With each kilo of cereal or meat wasted (in storage or transport or crop loss), there is over thousand-fold waste of water. Even a cup of coffee may drink away about 140 litres of water, which, as per WHO recommendations, is equivalent to the daily household water need for the people. For meat, such waste can be more disastrous. In fact, speculations suggest the high likelihood of drought-like situations (man-made) due to the increasing dietary shift to high-protein options (animal products).
Similar equations can also be drawn up for energy—energy calls in a trail of commodities, waste of which undermines the entire economic framework. In the recent era of global warming, this gives off a red hooter: a huge slug of GHGs being added to our atmosphere every day, only to produce food wastes! Just to mention, agriculture ranks among the major GHG contributors—accounting for over 10 per cent of global GHG emissions—raising global warming potentials.
The Tunnel Ahead
A major challenge in the coming years will be to deconstruct the nexus between food, water and energy, to seek effective and contextualised solutions. And herein lay the fundamental challenge that India, alongside most of its Southeast Asian neighbours, face presently. We have to realise that to prevent/tackle food waste/loss issues between production and retailing, populist schemes will no longer help. We will need long-term 'corrective' strategies instead to tackle the crises at its source. Given the unique challenges of each facet in the food supply chain, it seems difficult.
We will need big-data generation, maintenance and open-sourced data dissemination on production details; strategic partnerships between sectors involved in the food supply chain to share methods and data models; improved post-harvest management and distribution systems; accurate identification of nodal points of the potential resource losses from production to retail. Above all, we require a participatory governance framework (capacity building and involvement of local agrarian communities in policy development) to design strategies to optimise agricultural resource utilisation (from seeds to water, agrochemicals, energy).
It will involve substantial redressing of the budget, making provisions for lucid resource mobilisation, and at the same time urging for transparency in fund disbursement, besides major transformations in regional/local political views (food-water-energy security schemes should not be annulled/curtailed with each new regime).
But first things first, we will need a sound food governance system, accounting for the institutional, technological, financial capacities (shortcomings), and above all, political priorities realised at regional and local levels. Direct and indirect interactions (positive/negative) between the levels may prompt policy responses to specific events related to production (such as crop failures owing to droughts and/or demonetisation) and projected outcomes.
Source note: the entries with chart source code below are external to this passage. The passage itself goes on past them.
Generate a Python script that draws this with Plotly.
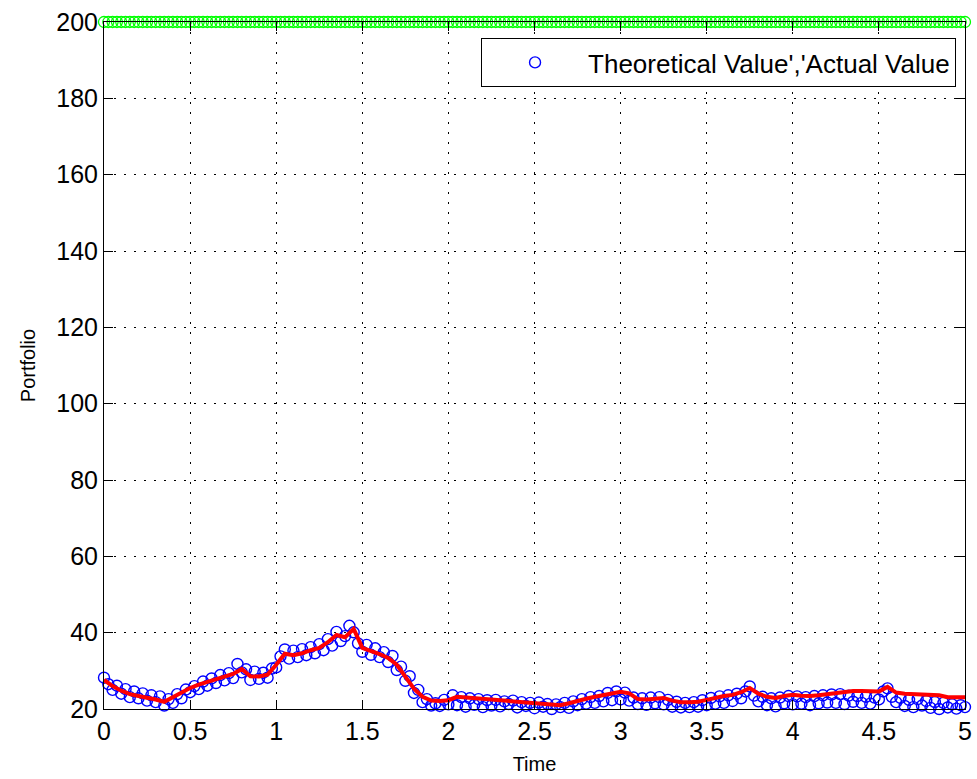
import numpy as np
import plotly.graph_objects as go

# Time grid for the sampled series
time_fine = np.linspace(0, 5, 201)     # theoretical values and the upper bound
time_coarse = np.linspace(0, 5, 101)   # actual value path

# Upper bound drawn as green circles along the top
upper_bound = [200.0] * len(time_fine)

# Theoretical portfolio value (blue circles)
theoretical = [
    28.2, 26.5, 25.0, 26.1, 24.0, 25.2, 23.1, 24.6,
    22.8, 24.1, 22.2, 23.6, 21.8, 23.3, 20.9, 22.6,
    21.6, 23.9, 22.8, 25.1, 24.4, 26.0, 25.2, 27.2,
    26.1, 28.0, 26.8, 28.9, 27.5, 29.4, 28.1, 31.8,
    29.6, 30.4, 27.6, 29.8, 27.9, 29.5, 28.2, 30.6,
    30.9, 33.8, 35.6, 33.2, 35.3, 33.6, 35.7, 34.1,
    36.2, 34.6, 37.0, 35.4, 38.3, 36.6, 40.2, 37.8,
    39.1, 41.8, 40.1, 37.2, 35.0, 36.8, 34.2, 35.9,
    33.6, 34.9, 32.3, 33.9, 30.2, 31.1, 27.4, 28.6,
    24.2, 25.0, 21.8, 22.6, 20.9, 21.5, 20.8, 22.4,
    21.2, 23.6, 21.0, 23.1, 20.6, 22.8, 21.1, 22.6,
    20.5, 22.3, 20.9, 22.4, 20.7, 22.0, 21.3, 22.2,
    20.4, 21.8, 20.8, 21.6, 20.2, 21.7, 20.6, 21.3,
    20.0, 21.2, 20.5, 21.6, 20.3, 22.0, 21.0, 22.6,
    21.4, 23.1, 21.6, 23.4, 22.0, 24.2, 22.3, 24.6,
    22.5, 24.3, 22.2, 23.0, 21.3, 22.8, 21.1, 23.0,
    21.5, 23.1, 21.2, 22.4, 20.6, 21.9, 20.4, 21.6,
    20.5, 21.8, 20.6, 22.3, 21.0, 22.9, 21.4, 23.3,
    21.6, 23.6, 22.1, 24.0, 22.8, 24.6, 25.9, 23.5,
    22.0, 23.2, 21.0, 22.8, 20.7, 23.0, 21.5, 23.4,
    21.2, 23.3, 21.4, 23.1, 21.0, 23.4, 21.5, 23.6,
    21.7, 23.8, 21.6, 23.9, 21.3, 23.5, 21.9, 23.4,
    21.6, 23.2, 21.4, 23.0, 22.5, 24.6, 25.4, 23.2,
    21.8, 22.9, 20.8, 22.4, 20.5, 22.6, 20.9, 22.1,
    20.3, 21.8, 20.0, 21.6, 20.4, 21.2, 20.1, 21.0,
    20.5,
]

# Actual portfolio value (red line)
actual = [
    27.6, 26.0, 24.8, 23.9, 23.4, 23.0, 22.5, 21.9, 23.2, 24.3,
    25.5, 26.4, 27.1, 27.6, 28.3, 29.2, 30.5, 28.6, 28.5, 29.0,
    31.6, 34.5, 34.1, 34.6, 35.4, 36.0, 37.5, 39.4, 38.8, 41.0,
    36.0, 35.3, 34.4, 33.4, 31.6, 28.5, 25.3, 23.2, 22.2, 22.1,
    22.3, 23.2, 23.0, 22.9, 22.6, 22.4, 22.4, 22.1, 21.9, 21.7,
    21.5, 21.3, 21.1, 21.0, 21.5, 22.2, 22.7, 23.2, 23.7, 24.0,
    24.5, 24.1, 22.6, 22.5, 22.8, 22.9, 22.2, 21.8, 21.8, 21.9,
    22.4, 23.0, 23.4, 23.7, 24.4, 25.5, 24.0, 23.2, 22.9, 23.4,
    23.7, 23.5, 23.4, 23.6, 23.9, 24.0, 24.4, 24.7, 24.7, 24.7,
    24.6, 25.8, 24.3, 24.0, 23.9, 23.9, 23.9, 23.6, 23.1, 23.1,
    23.1,
]

x_ticks = [0, 0.5, 1, 1.5, 2, 2.5, 3, 3.5, 4, 4.5, 5]
x_tick_labels = ["0", "0.5", "1", "1.5", "2", "2.5", "3", "3.5", "4", "4.5", "5"]
y_ticks = [20, 40, 60, 80, 100, 120, 140, 160, 180, 200]

FONT = "Liberation Sans, Arial, sans-serif"

fig = go.Figure()

fig.add_trace(go.Scatter(
    x=time_fine, y=upper_bound, mode="markers",
    marker=dict(symbol="circle-open", size=11, color="#00FF00", line=dict(width=1.3)),
    cliponaxis=False, showlegend=False, hoverinfo="skip",
))

fig.add_trace(go.Scatter(
    x=time_fine, y=theoretical, mode="markers",
    name="Theoretical Value','Actual Value",
    marker=dict(symbol="circle-open", size=11, color="#0000FF", line=dict(width=1.4)),
    cliponaxis=False,
))

fig.add_trace(go.Scatter(
    x=time_coarse, y=actual, mode="lines",
    line=dict(color="#FF0000", width=4),
    showlegend=False,
))

axis_common = dict(
    showline=True, linecolor="black", linewidth=1, mirror="allticks",
    ticks="inside", ticklen=9, tickcolor="black", tickwidth=1,
    showgrid=True, gridcolor="black", gridwidth=1, griddash="2px,8px",
    zeroline=False, ticklabeloverflow="allow",
    tickfont=dict(family=FONT, size=25, color="black"),
)

fig.update_xaxes(
    range=[0, 5], tickvals=x_ticks, ticktext=x_tick_labels,
    title=dict(text="Time", font=dict(family=FONT, size=20, color="black"), standoff=12),
    **axis_common,
)
fig.update_yaxes(
    range=[20, 200], tickvals=y_ticks,
    title=dict(text="Portfolio", font=dict(family=FONT, size=20, color="black"), standoff=15),
    **axis_common,
)

fig.update_layout(
    width=977, height=779,
    margin=dict(l=104, r=5, t=22, b=70),
    paper_bgcolor="white", plot_bgcolor="white",
    font=dict(family=FONT, color="black"),
    legend=dict(
        x=0.9896, y=0.9767, xanchor="right", yanchor="top",
        bgcolor="white", bordercolor="black", borderwidth=1,
        font=dict(family=FONT, size=26, color="black"),
        itemwidth=96,
    ),
)

fig.write_html("out.html")
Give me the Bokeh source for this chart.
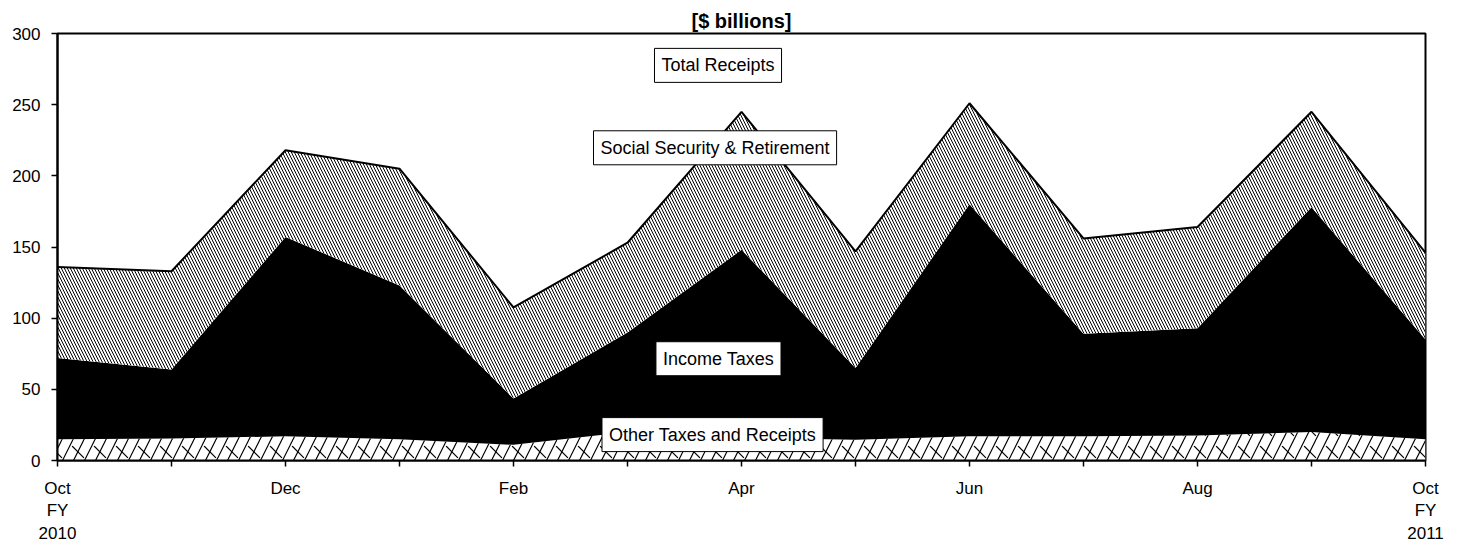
import numpy as np
from bokeh.plotting import figure
from bokeh.models import FixedTicker, Label, Range1d
from bokeh.embed import file_html
from bokeh.resources import INLINE

# ---- data ($ billions) ----
months = list(range(13))  # Oct FY2010 .. Oct FY2011
tick_labels = ["Oct\nFY\n2010", "", "Dec", "", "Feb", "", "Apr", "", "Jun", "", "Aug", "", "Oct\nFY\n2011"]
other_taxes = [15, 15.5, 17, 15, 11, 20, 16, 14.5, 17, 17, 17.5, 20, 15]
income_taxes = [57, 48.5, 140, 108, 32.5, 70, 132, 50.5, 163, 72, 75.5, 158, 70]
social_security = [64, 69, 61, 82, 64, 63, 97, 82, 71, 67, 71, 67, 61]
series_labels = ["Total Receipts", "Social Security & Retirement", "Income Taxes", "Other Taxes and Receipts"]

FONT = "Liberation Sans"

x = np.array(months, dtype=float)
l1 = np.array(other_taxes, dtype=float)
l2 = l1 + np.array(income_taxes, dtype=float)
l3 = l2 + np.array(social_security, dtype=float)
zero = np.zeros_like(x)

p = figure(width=1447, height=546, output_backend="svg", toolbar_location=None,
           x_range=Range1d(0, 12), y_range=Range1d(0, 300),
           min_border_left=57, min_border_right=22, min_border_top=33, min_border_bottom=85,
           title="[$ billions]")
p.title.align = "center"
p.title.text_font = FONT
p.title.text_font_size = "20px"
p.title.text_font_style = "bold"
p.title.text_color = "black"
p.title.standoff = 3
p.title.offset = 0

p.grid.visible = False
p.outline_line_color = "black"
p.outline_line_width = 2
p.background_fill_color = "white"
p.border_fill_color = "white"

# other taxes: brick-like hatch
p.varea(x=x, y1=zero, y2=l1, fill_color="white", hatch_pattern="/", hatch_scale=22,
        hatch_color="black", hatch_weight=1.2)
p.varea(x=x, y1=zero, y2=l1, fill_color=None, hatch_pattern="`", hatch_scale=22,
        hatch_color="black", hatch_weight=1.2)
# income taxes: solid black
p.varea(x=x, y1=l1, y2=l2, fill_color="black")
# social security: diagonal hatch
p.varea(x=x, y1=l2, y2=l3, fill_color="white", hatch_pattern="\\", hatch_scale=6,
        hatch_color="black", hatch_weight=1.0)
p.line(x, l3, line_color="black", line_width=2)

# axes
p.xaxis.ticker = FixedTicker(ticks=months)
p.xaxis.major_label_overrides = {i: t for i, t in zip(months, tick_labels)}
p.yaxis.ticker = FixedTicker(ticks=[0, 50, 100, 150, 200, 250, 300])
for ax in (p.xaxis[0], p.yaxis[0]):
    ax.major_label_text_font = FONT
    ax.major_label_text_font_size = "17px"
    ax.major_label_text_color = "black"
    ax.axis_line_color = "black"
    ax.axis_line_width = 2
    ax.major_tick_line_color = "black"
    ax.major_tick_line_width = 1.5
    ax.major_tick_in = 0
    ax.major_tick_out = 6
    ax.minor_tick_line_color = None
p.yaxis.major_label_standoff = 11
p.xaxis.major_label_standoff = 12

# series labels (boxed)
label_pos = [(5.794, 277.6), (5.768, 219.7), (5.798, 71.5), (5.746, 18.2)]
for txt, (lx, ly) in zip(series_labels, label_pos):
    p.add_layout(Label(x=lx, y=ly, text=txt, text_align="center", text_baseline="middle",
                       text_font=FONT, text_font_size="18px", text_color="black",
                       background_fill_color="white", border_line_color="black",
                       border_line_width=1, padding=7))

open("out.html", "w").write(file_html(p, INLINE))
But for India, in particular, with the current state of food governance arrangements (leading to weird fluctuations in the agricultural market that evoke suicidal tendencies in farmers), the path ahead seems pretty tortuous.
(The author is faculty, environmental studies at OP Jindal Global University Sonipat, Haryana and co-Director to the Center for Environment, Sustainability and Human Development (CESH). The views expressed are strictly personal.)